Honduras has life + 75 years. Also some countries provide circumstantial extensions e.g. France's copyright is life + 70, but if the author is "Mort pour la France" (died for France, which is usually applied to service members but may also apply to civilians) it's life + 80.


France also added a few years here and there. For example the period in WW2 when France was occupied by Nazi Germany doesn't count for copyright.


A few countries did that, but those extensions were mostly predicated on a 50 years copyright (the "morts pour la france" extension also is, it's 30 years tacked onto the original 50). When copyright got normalised to 70 by EU rules (or separately extended before EU or EU entry), these extensions became moot in EU countries. IIRC Russia is the only country where war copyright extensions still apply, as a 4 years extension was specifically added when they rewrote their copyright laws in 1993.

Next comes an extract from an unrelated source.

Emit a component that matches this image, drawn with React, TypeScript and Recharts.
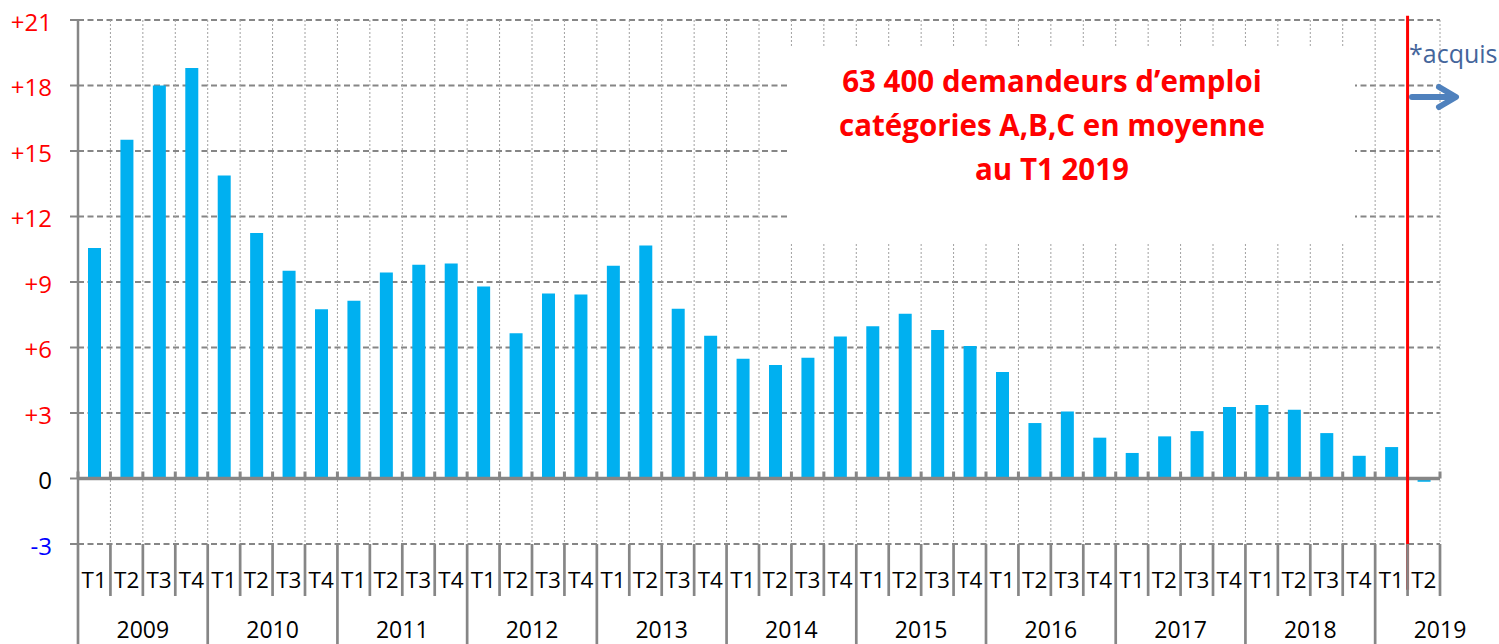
import React from 'react';
import { ComposedChart, Bar, XAxis, YAxis, CartesianGrid, ReferenceLine } from 'recharts';

const years = ['2009', '2010', '2011', '2012', '2013', '2014', '2015', '2016', '2017', '2018', '2019'];
const quarters = ['T1', 'T2', 'T3', 'T4'];

const v2009 = [10.56, 15.52, 18.0, 18.8];
const v2010 = [13.88, 11.25, 9.52, 7.75];
const v2011 = [8.14, 9.43, 9.79, 9.85];
const v2012 = [8.79, 6.65, 8.47, 8.43];
const v2013 = [9.75, 10.67, 7.78, 6.54];
const v2014 = [5.49, 5.2, 5.53, 6.5];
const v2015 = [6.97, 7.55, 6.8, 6.07];
const v2016 = [4.88, 2.54, 3.07, 1.87];
const v2017 = [1.17, 1.93, 2.17, 3.27];
const v2018 = [3.37, 3.15, 2.08, 1.04];
const v2019 = [1.44, -0.15];

const seriesByYear = [v2009, v2010, v2011, v2012, v2013, v2014, v2015, v2016, v2017, v2018, v2019];

const yTicks = [-3, 0, 3, 6, 9, 12, 15, 18, 21];
const yTickLabels = ['-3', '0', '+3', '+6', '+9', '+12', '+15', '+18', '+21'];

const annotationLines = ['63 400 demandeurs d\u2019emploi', 'cat\u00e9gories A,B,C en moyenne', 'au T1 2019'];
const acquisLabel = '*acquis';

const data: any[] = [];
seriesByYear.forEach((vals, yi) => {
  vals.forEach((v, qi) => {
    data.push({
      key: years[yi] + '-' + quarters[qi],
      quarter: quarters[qi],
      year: years[yi],
      qi,
      value: v,
      idx: data.length + 0.5,
    });
  });
});

const N = data.length;
const boundaries = Array.from({ length: N + 1 }, (_, i) => i);
const splitIndex = N - 1; // boundary between T1 2019 and T2 2019

const GRID = '#868686';
const FONT = '"Open Sans", "Liberation Sans", sans-serif';

const YTick = (props: any) => {
  const { x, y, payload } = props;
  const i = yTicks.indexOf(payload.value);
  const label = yTickLabels[i];
  const color = payload.value > 0 ? '#FF0000' : payload.value < 0 ? '#0000FF' : '#000000';
  return (
    <text x={x} y={y + 1} textAnchor="end" dominantBaseline="central" fill={color} fontSize={24} fontFamily={FONT}>
      {label}
    </text>
  );
};

const CatTick = (props: any) => {
  const { x, y, index, width } = props;
  const d = data[index];
  if (!d) return null;
  const bw = width / N;
  const xl = x - bw / 2;
  const xr = x + bw / 2;
  return (
    <g>
      <line x1={xl} y1={y} x2={xl} y2={d.qi === 0 ? y + 100 : y + 52} stroke={GRID} strokeWidth={2.7} />
      {index === N - 1 && <line x1={xr} y1={y} x2={xr} y2={y + 52} stroke={GRID} strokeWidth={2.7} />}
      <text x={x} y={y + 35} textAnchor="middle" dominantBaseline="central" fill="#000" fontSize={22.5} fontFamily={FONT}>
        {d.quarter}
      </text>
      {d.qi === 1 && (
        <text x={xr} y={y + 85} textAnchor="middle" dominantBaseline="central" fill="#000" fontSize={23} fontFamily={FONT}>
          {d.year}
        </text>
      )}
    </g>
  );
};

export default function App() {
  return (
    <div style={{ position: 'absolute', left: 0, top: 0, width: 1499, height: 644, background: '#fff' }}>
      <ComposedChart
        width={1499}
        height={644}
        data={data}
        margin={{ top: 20, right: 59, bottom: 0, left: 0 }}
        barCategoryGap={0}
      >
        <CartesianGrid vertical={false} xAxisId="cat" stroke={GRID} strokeWidth={1.8} strokeDasharray="6 3.5" />
        <CartesianGrid horizontal={false} xAxisId="num" stroke="#a0a0a0" strokeWidth={1} strokeDasharray="2 2" />
        <XAxis
          xAxisId="cat"
          dataKey="key"
          type="category"
          height={100}
          interval={0}
          axisLine={false}
          tickLine={false}
          tickSize={0}
          tickMargin={0}
          tick={<CatTick />}
        />
        <XAxis
          xAxisId="num"
          dataKey="idx"
          type="number"
          domain={[0, N]}
          ticks={boundaries}
          interval={0}
          hide
        />
        <YAxis
          domain={[-3, 21]}
          ticks={yTicks}
          interval={0}
          width={78}
          axisLine={{ stroke: GRID, strokeWidth: 2.5 }}
          tickLine={{ stroke: GRID, strokeWidth: 2 }}
          tickSize={8}
          tickMargin={18}
          tick={<YTick />}
        />
        <Bar xAxisId="cat" dataKey="value" fill="#00B0F0" barSize={13} isAnimationActive={false} />
        <ReferenceLine xAxisId="cat" y={0} stroke={GRID} strokeWidth={3.6} />
        {boundaries.map((b) => (
          <ReferenceLine
            key={'t' + b}
            xAxisId="num"
            segment={[{ x: b, y: 0 }, { x: b, y: 0.32 }]}
            stroke={GRID}
            strokeWidth={3}
            ifOverflow="visible"
          />
        ))}
        <ReferenceLine
          xAxisId="num"
          segment={[{ x: splitIndex, y: 21.2 }, { x: splitIndex, y: -5.09 }]}
          stroke="#FF0000"
          strokeWidth={3}
          ifOverflow="visible"
        />
      </ComposedChart>
      <svg width={1499} height={644} style={{ position: 'absolute', left: 0, top: 0, pointerEvents: 'none' }}>
        <rect x={790} y={47} width={565} height={195} fill="#fff" />
        {annotationLines.map((t, i) => (
          <text
            key={i}
            x={1052}
            y={92 + i * 44}
            textAnchor="middle"
            fill="#FF0000"
            fontSize={29.5}
            fontWeight="bold"
            fontFamily={FONT}
          >
            {t}
          </text>
        ))}
        <text x={1409} y={63} fill="#44659B" fontSize={25} fontFamily={FONT}>
          {acquisLabel}
        </text>
        <g stroke="#4F81BD" strokeWidth={6} fill="none" strokeLinecap="round" strokeLinejoin="round">
          <line x1={1412} y1={97} x2={1454} y2={97} />
          <polyline points="1439,87 1456,97 1439,107" />
        </g>
      </svg>
    </div>
  );
}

In this case what you're looking for is the "sweat of the brow" doctrine which holds that copyright is achievable through hard work and not just originality.

There are also entire classes of IP protection which the US doesn't recognise but are common elsewhere, for example sui generis rights.


Well, yes. Australia has no such thing as fair use, for a start.


"I'm very interested in hearing specifics!"

Sure you are. Just not interested enough to Google the specific case that was helpfully referenced in the comment you replied to.


That.. that is a US case.* I asked about places where there are stricter rules than the US, because I'm used to the US being the one pushing stronger copyright.

*And it was argued that the same result would have held in the UK.


Yes, the case is a US case. That's the point. It is a US case which has, in effect, granted people a degree of freedom not generally found elsewhere.

That is exactly what you asked for: a specific example of US law being more lenient than the law in other countries.